The Bill was "a good measure, which balances the fundamental need to ensure young people are adequately protected with the right which all our citizens should have to equality before the law."

Mr Straw said the Bill would reduce the age of consent to 16 for male homosexuals in England, Wales and Scotland and to 17 in Northern Ireland, equalising it with that for heterosexuals in each part of the UK.

"This is not a question of encouraging one lifestyle as against another or of encouraging young people to have sex. Far from it: instead, it is a question of equality before the law. It is not, in my personal view, right for the law to discriminate against the homosexual," he said.

But Desmond Swayne, Tory MP for New Forest West, said the law should restrain activity that the majority viewed as "undesirable or unnatural", adding: "People do have the choice to maintain self- discipline."

Replying, Mr Straw made clear there was no evidence that when homosexual acts were illegal at any age, this cut the number of people engaging in them. It led to "huge human unhappiness and very great injustice".

An abuse of trust could occur "where someone in a position of authority uses their influence or power, either deliberately or unintentionally, to enter into an ostensibly consensual sexual relationship with someone over whom they are in a position of authority".

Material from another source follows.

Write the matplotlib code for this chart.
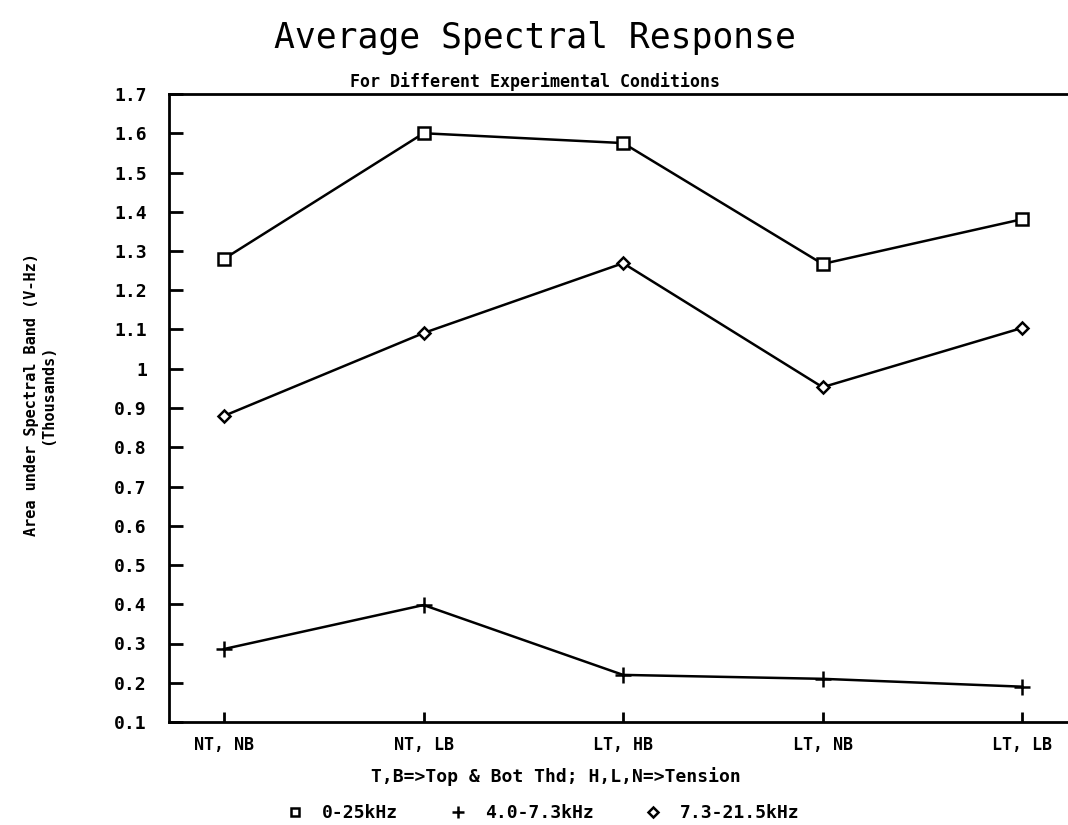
import matplotlib
matplotlib.use("Agg")
import matplotlib.pyplot as plt
from matplotlib.lines import Line2D

categories = ["NT, NB", "NT, LB", "LT, HB", "LT, NB", "LT, LB"]
series_names = ["0-25kHz", "4.0-7.3kHz", "7.3-21.5kHz"]
band_0_25 = [1.28, 1.60, 1.575, 1.267, 1.381]
band_4_73 = [0.286, 0.398, 0.22, 0.21, 0.19]
band_73_215 = [0.88, 1.091, 1.269, 0.953, 1.104]
yticks = [0.1, 0.2, 0.3, 0.4, 0.5, 0.6, 0.7, 0.8, 0.9, 1.0, 1.1, 1.2, 1.3, 1.4, 1.5, 1.6, 1.7]
ytick_labels = ["0.1", "0.2", "0.3", "0.4", "0.5", "0.6", "0.7", "0.8", "0.9", "1",
                "1.1", "1.2", "1.3", "1.4", "1.5", "1.6", "1.7"]

MONO = "DejaVu Sans Mono"
plt.rcParams["font.family"] = [MONO, "DejaVu Sans"]

W, H = 1068, 825
fig = plt.figure(figsize=(W / 100, H / 100), dpi=100)
ax = fig.add_axes([169 / W, 1 - 722 / H, 1 - 169 / W, (722 - 94) / H])

x = list(range(len(categories)))
styles = [
    dict(marker="s", markersize=8, markerfacecolor="white", markeredgewidth=1.8),
    dict(marker="+", markersize=11, markeredgewidth=1.8),
    dict(marker="D", markersize=6.5, markerfacecolor="white", markeredgewidth=1.8),
]
for vals, st in zip([band_0_25, band_4_73, band_73_215], styles):
    ax.plot(x, vals, color="black", linewidth=1.8, **st)

ax.set_xlim(-0.276, 4.23)
ax.set_ylim(0.1, 1.7)
ax.set_yticks(yticks)
ax.set_yticklabels(ytick_labels)
ax.set_xticks(x)
ax.set_xticklabels(categories)

for s in ["left", "bottom", "top"]:
    ax.spines[s].set_linewidth(2.0)
ax.spines["right"].set_visible(False)

ax.tick_params(axis="y", direction="in", length=10, width=2, pad=16, labelsize=13)
ax.tick_params(axis="x", direction="in", length=7, width=2, pad=10, labelsize=12)
for lbl in ax.get_yticklabels() + ax.get_xticklabels():
    lbl.set_fontweight("bold")

fig.text(535 / W, 1 - 38 / H, "Average Spectral Response", ha="center", va="center",
         fontsize=25, fontweight="normal")
fig.text(535 / W, 1 - 82 / H, "For Different Experimental Conditions", ha="center",
         va="center", fontsize=12, fontweight="bold")
fig.text(40 / W, 1 - 395 / H, "Area under Spectral Band (V-Hz)\n(Thousands)",
         ha="center", va="center", rotation=90, fontsize=11, fontweight="bold",
         multialignment="center", linespacing=1.1)
fig.text(556 / W, 1 - 777 / H, "T,B=>Top & Bot Thd; H,L,N=>Tension", ha="center",
         va="center", fontsize=13, fontweight="bold")

handles = [
    Line2D([], [], color="black", linestyle="none", **styles[0]),
    Line2D([], [], color="black", linestyle="none", **styles[1]),
    Line2D([], [], color="black", linestyle="none", **styles[2]),
]
leg = fig.legend(handles, series_names, loc="center", bbox_to_anchor=(543 / W, 1 - 813 / H),
                 ncol=3, frameon=False, fontsize=13, handlelength=1.0, columnspacing=2.8,
                 handletextpad=1.0, markerscale=0.8)
for t in leg.get_texts():
    t.set_fontweight("bold")

fig.savefig("out.png", dpi=100)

The shadow home secretary, Sir Norman Fowler, told MPs that recent polls proved the public was as a whole opposed to a lowering of the age of consent when it came "nearer and nearer to what they regard as childhood".

However strongly MPs felt on the issue, they "would do well to take note" of public opinion, he said, adding: "I do not believe that there is any evidence to suggest that public opinion is unreasonable on this issue of the age of consent.

"I don't believe their vote indicates an inherent prejudice against the gay community; rather, it is the case that many of the public who are polled are parents themselves and are concerned about the possible impact that a change in the law could have on 16 and 17-year-olds in this country."

The public felt there was a responsibility on adults to "do everything in our power" to avert the risk of children being abused.

"What I am arguing is that the position should not be made worse and the risk should not be made greater," he said.

Joe Ashton, Labour MP for Bassetlaw, whose amendment last year inspired the Government to redraft its plans, welcomed the Bill.

He said Mr Straw had done a "magnificent job in listening to the backbenchers in the House and the mood of the House, which was perhaps misunderstood last June".